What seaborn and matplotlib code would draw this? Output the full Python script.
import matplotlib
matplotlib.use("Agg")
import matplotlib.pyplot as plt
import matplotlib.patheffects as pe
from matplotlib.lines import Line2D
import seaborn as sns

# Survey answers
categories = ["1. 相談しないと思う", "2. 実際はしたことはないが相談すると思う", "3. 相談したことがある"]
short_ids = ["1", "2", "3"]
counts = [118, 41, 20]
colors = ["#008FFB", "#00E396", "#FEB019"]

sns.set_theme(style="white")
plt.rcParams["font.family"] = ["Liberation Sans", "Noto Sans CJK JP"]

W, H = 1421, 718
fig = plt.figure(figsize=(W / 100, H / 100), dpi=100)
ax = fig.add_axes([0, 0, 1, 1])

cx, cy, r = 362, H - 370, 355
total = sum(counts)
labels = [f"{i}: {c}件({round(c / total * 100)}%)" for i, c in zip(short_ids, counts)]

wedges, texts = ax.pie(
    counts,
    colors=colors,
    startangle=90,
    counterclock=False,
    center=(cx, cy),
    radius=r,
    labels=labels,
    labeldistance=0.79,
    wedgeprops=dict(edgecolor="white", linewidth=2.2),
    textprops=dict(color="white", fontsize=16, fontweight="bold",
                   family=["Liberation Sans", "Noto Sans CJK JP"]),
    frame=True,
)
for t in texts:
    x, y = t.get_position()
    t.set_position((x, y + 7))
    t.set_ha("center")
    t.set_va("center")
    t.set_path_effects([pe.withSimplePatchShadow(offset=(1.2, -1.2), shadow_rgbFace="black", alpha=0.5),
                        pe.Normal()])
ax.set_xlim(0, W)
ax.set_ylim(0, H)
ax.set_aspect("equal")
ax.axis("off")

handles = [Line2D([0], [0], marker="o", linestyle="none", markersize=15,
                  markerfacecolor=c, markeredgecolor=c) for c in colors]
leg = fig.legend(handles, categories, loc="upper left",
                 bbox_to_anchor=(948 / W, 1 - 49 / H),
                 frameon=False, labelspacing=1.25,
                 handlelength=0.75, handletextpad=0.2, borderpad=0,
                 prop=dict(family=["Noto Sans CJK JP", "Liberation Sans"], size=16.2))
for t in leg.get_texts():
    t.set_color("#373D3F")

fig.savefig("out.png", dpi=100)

GIVEN EXERCISE
Each line of the material above needs to be quoted exactly, please.

WRITTEN ANSWER
What seaborn and matplotlib code would draw this? Output the full Python script.
import matplotlib
matplotlib.use("Agg")
import matplotlib.pyplot as plt
import matplotlib.patheffects as pe
from matplotlib.lines import Line2D
import seaborn as sns

# Survey answers
categories = ["1. 相談しないと思う", "2. 実際はしたことはないが相談すると思う", "3. 相談したことがある"]
short_ids = ["1", "2", "3"]
counts = [118, 41, 20]
colors = ["#008FFB", "#00E396", "#FEB019"]

sns.set_theme(style="white")
plt.rcParams["font.family"] = ["Liberation Sans", "Noto Sans CJK JP"]

W, H = 1421, 718
fig = plt.figure(figsize=(W / 100, H / 100), dpi=100)
ax = fig.add_axes([0, 0, 1, 1])

cx, cy, r = 362, H - 370, 355
total = sum(counts)
labels = [f"{i}: {c}件({round(c / total * 100)}%)" for i, c in zip(short_ids, counts)]

wedges, texts = ax.pie(
    counts,
    colors=colors,
    startangle=90,
    counterclock=False,
    center=(cx, cy),
    radius=r,
    labels=labels,
    labeldistance=0.79,
    wedgeprops=dict(edgecolor="white", linewidth=2.2),
    textprops=dict(color="white", fontsize=16, fontweight="bold",
                   family=["Liberation Sans", "Noto Sans CJK JP"]),
    frame=True,
)
for t in texts:
    x, y = t.get_position()
    t.set_position((x, y + 7))
    t.set_ha("center")
    t.set_va("center")
    t.set_path_effects([pe.withSimplePatchShadow(offset=(1.2, -1.2), shadow_rgbFace="black", alpha=0.5),
                        pe.Normal()])
ax.set_xlim(0, W)
ax.set_ylim(0, H)
ax.set_aspect("equal")
ax.axis("off")

handles = [Line2D([0], [0], marker="o", linestyle="none", markersize=15,
                  markerfacecolor=c, markeredgecolor=c) for c in colors]
leg = fig.legend(handles, categories, loc="upper left",
                 bbox_to_anchor=(948 / W, 1 - 49 / H),
                 frameon=False, labelspacing=1.25,
                 handlelength=0.75, handletextpad=0.2, borderpad=0,
                 prop=dict(family=["Noto Sans CJK JP", "Liberation Sans"], size=16.2))
for t in leg.get_texts():
    t.set_color("#373D3F")

fig.savefig("out.png", dpi=100)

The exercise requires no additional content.